Most motorcyclists cherish their helmet like a baby. After all, that protection can save your life. There’s another reason, too. That protection can deteriorate drastically if you accidentally drop your helmet. In the event of a fairly hard impact, the cautious motorcyclist will play it safe and purchase a new one. That will soon no longer be necessary. Scientists at Ghent University (UGent, Belgium) have discovered a mechanism by which shock-absorbing material returns to its original form after a blow.
When it comes to crash barriers, helmets or the shock absorbers in your car, it’s all about being able to absorb the energy. If the impact is too great, the material deforms or the shock absorber breaks apart. The new shock absorbers consist of two elements: Water and material with very small pores or so-called ‘cages’. This is what is known as nanoporous material. These ‘cages’ are up to a hundred thousand times smaller than the thickness of a human hair. They are water-repellent and interconnected.
When this material absorbs a shock, the energy of the shock is used to push water into the water-repellent cages. The faster the shock occurs, the more energy the material absorbs. After a shock, the water flows out of the cages again and the whole absorption cycle can start all over again.
More efficient when subjected to faster shocks
Researchers at the Universiteit van Oxford first observed this new mechanism in ZIF-8, a specific nanoporous material. The researchers at UGent studied this material to understand why it can absorb mechanical shocks so efficiently. The main question was why the material becomes more efficient when subjected to faster impacts.
This turned out to be down to the specific structure of ZIF-8. Because the material is made up of interconnected water-repellent cages, water never spontaneously penetrates these cages.
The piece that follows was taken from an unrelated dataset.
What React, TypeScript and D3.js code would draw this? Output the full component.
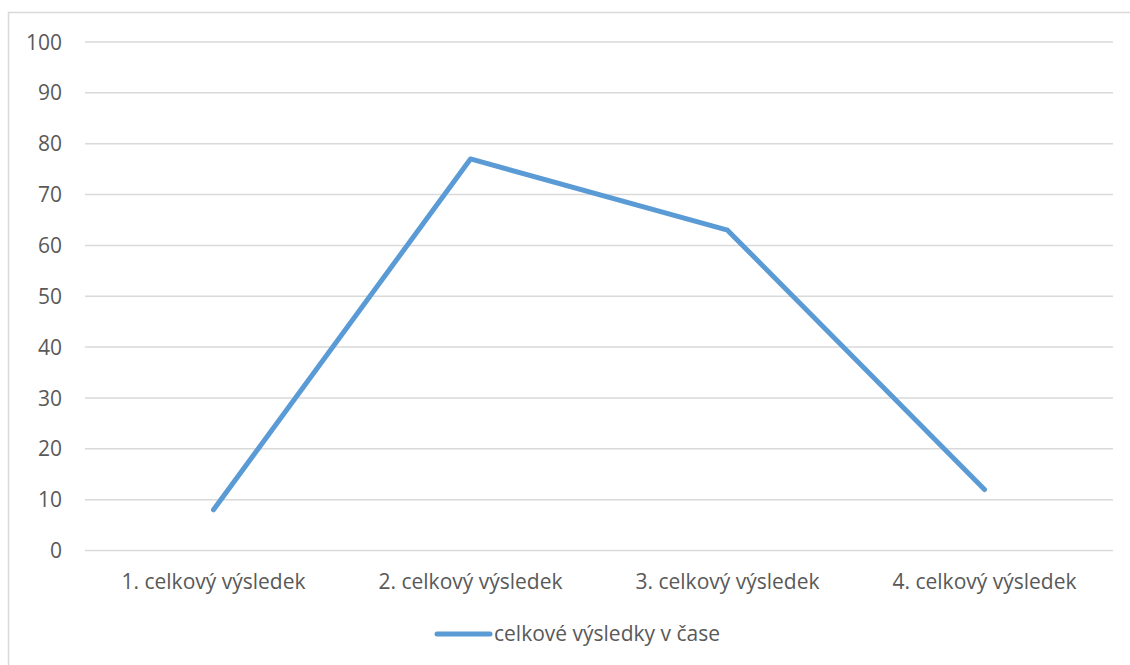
import React from "react";
import * as d3 from "d3";

const categories: string[] = [
  "1. celkový výsledek",
  "2. celkový výsledek",
  "3. celkový výsledek",
  "4. celkový výsledek",
];
const values: number[] = [8, 77, 63, 12];
const yTicks: number[] = [0, 10, 20, 30, 40, 50, 60, 70, 80, 90, 100];
const seriesName = "celkové výsledky v čase";

const W = 1130;
const H = 665;
const plot = { left: 85, right: 1113, top: 42, bottom: 550.5 };
const FONT = "'Open Sans', 'Noto Sans', sans-serif";
const TEXT = "#595959";
const BLUE = "#5B9BD5";
const FS = 21;

export default function App() {
  const x = d3
    .scaleBand<string>()
    .domain(categories)
    .range([plot.left, plot.right]);
  const y = d3.scaleLinear().domain([0, 100]).range([plot.bottom, plot.top]);
  const line = d3
    .line<number>()
    .x((_, i) => (x(categories[i]) as number) + x.bandwidth() / 2)
    .y((d) => y(d));

  return (
    <svg
      width={W}
      height={H}
      style={{ position: "absolute", left: 0, top: 0, background: "#fff" }}
      fontFamily={FONT}
    >
      <rect x={8.5} y={12.5} width={W} height={H} fill="#fff" stroke="#d9d9d9" strokeWidth={1.5} />
      {yTicks.map((t) => (
        <g key={t}>
          <line x1={plot.left} x2={plot.right} y1={y(t)} y2={y(t)} stroke="#d9d9d9" strokeWidth={1.5} />
          <text x={62} y={y(t)} dy="0.36em" textAnchor="end" fontSize={FS} fill={TEXT}>
            {t}
          </text>
        </g>
      ))}
      {categories.map((c) => (
        <text
          key={c}
          x={(x(c) as number) + x.bandwidth() / 2}
          y={589}
          textAnchor="middle"
          fontSize={FS}
          fill={TEXT}
        >
          {c}
        </text>
      ))}
      <path d={line(values) || ""} fill="none" stroke={BLUE} strokeWidth={5} strokeLinecap="round" strokeLinejoin="round" />
      <line x1={437} x2={490} y1={634} y2={634} stroke={BLUE} strokeWidth={5} strokeLinecap="round" />
      <text x={494} y={641} fontSize={FS} fill={TEXT}>
        {seriesName}
      </text>
    </svg>
  );
}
That only happens as soon as enough pressure is exerted on the material. For example, as a result of a hard blow. Then the first water molecules penetrate the cages despite the water-repellent nature of the material. Hydrogen bonds ensure that the molecules within the cages organize themselves into small groups. Once such a group becomes large enough – starting at about five water molecules – it becomes much easier for additional water molecules to penetrate the cages. Until they eventually fill the entire material.
This process does take some time. If the blow against the material is too fast, then there is insufficient time for these groups to form. This means that even more energy from the mechanical shock is needed for the water to penetrate the cages. This explains the higher efficiency of the materials at faster high-speed impacts.
New materials for shock absorbers
The researchers derived a number of design rules based on simulations to develop shock absorbers that work according to the abovementioned mechanism. The most important rule is that such materials must consist of water-repellent cages, so that water does not enter on its own accord. Those cages must be connected through openings large enough to allow water molecules to move from one cage to another. The larger the cages, the more water can eventually enter, and thus the better they are able to absorb the shock.
“On the basis of these design rules, we discovered about 20 materials that are not currently used as shock absorbers, but would actually be extremely suitable for this purpose. Some of these materials are now also effectively being tested experimentally, with very positive results,” says Aran Lamaire of UGent.